***** Material provided *****

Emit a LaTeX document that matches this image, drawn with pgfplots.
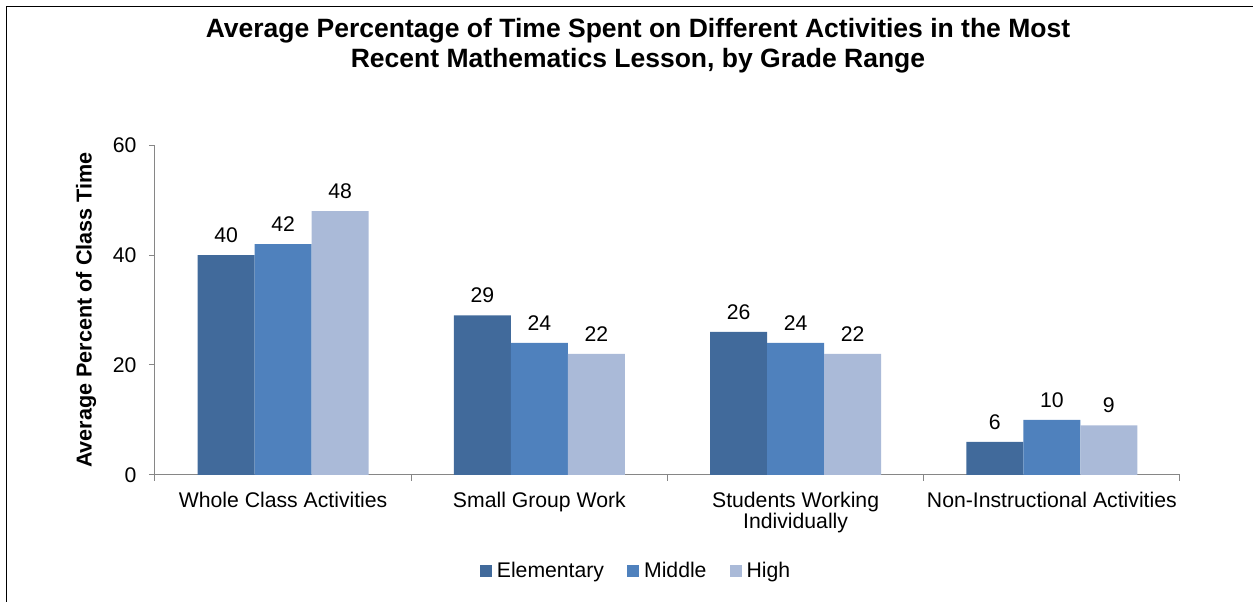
\documentclass[border=0pt]{standalone}
\usepackage{pgfplots}
\pgfplotsset{compat=1.18}
\usepackage{fontspec}
\setmainfont{Liberation Sans}
\definecolor{cElem}{HTML}{416A9B}
\definecolor{cMid}{HTML}{4F81BD}
\definecolor{cHigh}{HTML}{AABAD8}
\definecolor{axgray}{HTML}{868686}
\begin{document}
\begin{tikzpicture}
\path[use as bounding box] (0pt,0pt) rectangle (1253pt,602pt);
\draw[line width=1.2pt, black] (6.5pt,0pt) -- (6.5pt,595.5pt) -- (1253pt,595.5pt);
\node[align=center, font=\fontsize{26.5}{30}\selectfont\bfseries] at (638pt,556pt)
  {Average Percentage of Time Spent on Different Activities in the Most\\Recent Mathematics Lesson, by Grade Range};
\begin{axis}[
  at={(155pt,127pt)}, anchor=south west,
  scale only axis, width=1025pt, height=330pt,
  ybar=0pt, bar width=57pt,
  xmin=-0.5, xmax=3.5, ymin=0, ymax=60,
  axis lines=left, axis line style={-, draw=axgray, line width=1pt},
  xtick={0,1,2,3},
  xticklabels={Whole Class Activities, Small Group Work, {Students Working\\Individually}, Non-Instructional Activities},
  xticklabel style={align=center, font=\fontsize{21.2}{20.5}\selectfont, yshift=-8pt},
  major x tick style={draw=none},
  minor xtick={-0.5,0.5,1.5,2.5,3.5},
  minor x tick style={draw=axgray, line width=1pt},
  ytick={0,20,40,60},
  yticklabel style={font=\fontsize{21.2}{23}\selectfont, xshift=-9pt},
  y tick style={draw=axgray, line width=1pt},
  tick align=outside, major tick length=6pt, minor tick length=6pt,
  /pgf/number format/assume math mode=true,
  ylabel={Average Percent of Class Time},
  every axis y label/.style={at={([xshift=-69pt]axis description cs:0,0.5)}, rotate=90, anchor=center, font=\fontsize{21.6}{24}\selectfont\bfseries},
  nodes near coords,
  every node near coord/.append style={font=\fontsize{21.2}{23}\selectfont, yshift=9pt},
  legend columns=3,
  legend style={at={(axis description cs:0.4693,-0.291)}, anchor=center, draw=none, font=\fontsize{21.2}{23}\selectfont,
    /tikz/every odd column/.append style={column sep=3pt},
    /tikz/every even column/.append style={column sep=21pt}},
  legend image code/.code={\fill[#1] (0pt,-5.5pt) rectangle (12pt,6pt);},
]
\addplot[fill=cElem, draw=none] coordinates {(0,40) (1,29) (2,26) (3,6)};
\addplot[fill=cMid, draw=none] coordinates {(0,42) (1,24) (2,24) (3,10)};
\addplot[fill=cHigh, draw=none] coordinates {(0,48) (1,22) (2,22) (3,9)};
\legend{Elementary, Middle, High}
\end{axis}
\end{tikzpicture}
\end{document}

*****

All the lines above are to be given again exactly as they read, with the pictures removed.

Emit a LaTeX document that matches this image, drawn with pgfplots.
\documentclass[border=0pt]{standalone}
\usepackage{pgfplots}
\pgfplotsset{compat=1.18}
\usepackage{fontspec}
\setmainfont{Liberation Sans}
\definecolor{cElem}{HTML}{416A9B}
\definecolor{cMid}{HTML}{4F81BD}
\definecolor{cHigh}{HTML}{AABAD8}
\definecolor{axgray}{HTML}{868686}
\begin{document}
\begin{tikzpicture}
\path[use as bounding box] (0pt,0pt) rectangle (1253pt,602pt);
\draw[line width=1.2pt, black] (6.5pt,0pt) -- (6.5pt,595.5pt) -- (1253pt,595.5pt);
\node[align=center, font=\fontsize{26.5}{30}\selectfont\bfseries] at (638pt,556pt)
  {Average Percentage of Time Spent on Different Activities in the Most\\Recent Mathematics Lesson, by Grade Range};
\begin{axis}[
  at={(155pt,127pt)}, anchor=south west,
  scale only axis, width=1025pt, height=330pt,
  ybar=0pt, bar width=57pt,
  xmin=-0.5, xmax=3.5, ymin=0, ymax=60,
  axis lines=left, axis line style={-, draw=axgray, line width=1pt},
  xtick={0,1,2,3},
  xticklabels={Whole Class Activities, Small Group Work, {Students Working\\Individually}, Non-Instructional Activities},
  xticklabel style={align=center, font=\fontsize{21.2}{20.5}\selectfont, yshift=-8pt},
  major x tick style={draw=none},
  minor xtick={-0.5,0.5,1.5,2.5,3.5},
  minor x tick style={draw=axgray, line width=1pt},
  ytick={0,20,40,60},
  yticklabel style={font=\fontsize{21.2}{23}\selectfont, xshift=-9pt},
  y tick style={draw=axgray, line width=1pt},
  tick align=outside, major tick length=6pt, minor tick length=6pt,
  /pgf/number format/assume math mode=true,
  ylabel={Average Percent of Class Time},
  every axis y label/.style={at={([xshift=-69pt]axis description cs:0,0.5)}, rotate=90, anchor=center, font=\fontsize{21.6}{24}\selectfont\bfseries},
  nodes near coords,
  every node near coord/.append style={font=\fontsize{21.2}{23}\selectfont, yshift=9pt},
  legend columns=3,
  legend style={at={(axis description cs:0.4693,-0.291)}, anchor=center, draw=none, font=\fontsize{21.2}{23}\selectfont,
    /tikz/every odd column/.append style={column sep=3pt},
    /tikz/every even column/.append style={column sep=21pt}},
  legend image code/.code={\fill[#1] (0pt,-5.5pt) rectangle (12pt,6pt);},
]
\addplot[fill=cElem, draw=none] coordinates {(0,40) (1,29) (2,26) (3,6)};
\addplot[fill=cMid, draw=none] coordinates {(0,42) (1,24) (2,24) (3,10)};
\addplot[fill=cHigh, draw=none] coordinates {(0,48) (1,22) (2,22) (3,9)};
\legend{Elementary, Middle, High}
\end{axis}
\end{tikzpicture}
\end{document}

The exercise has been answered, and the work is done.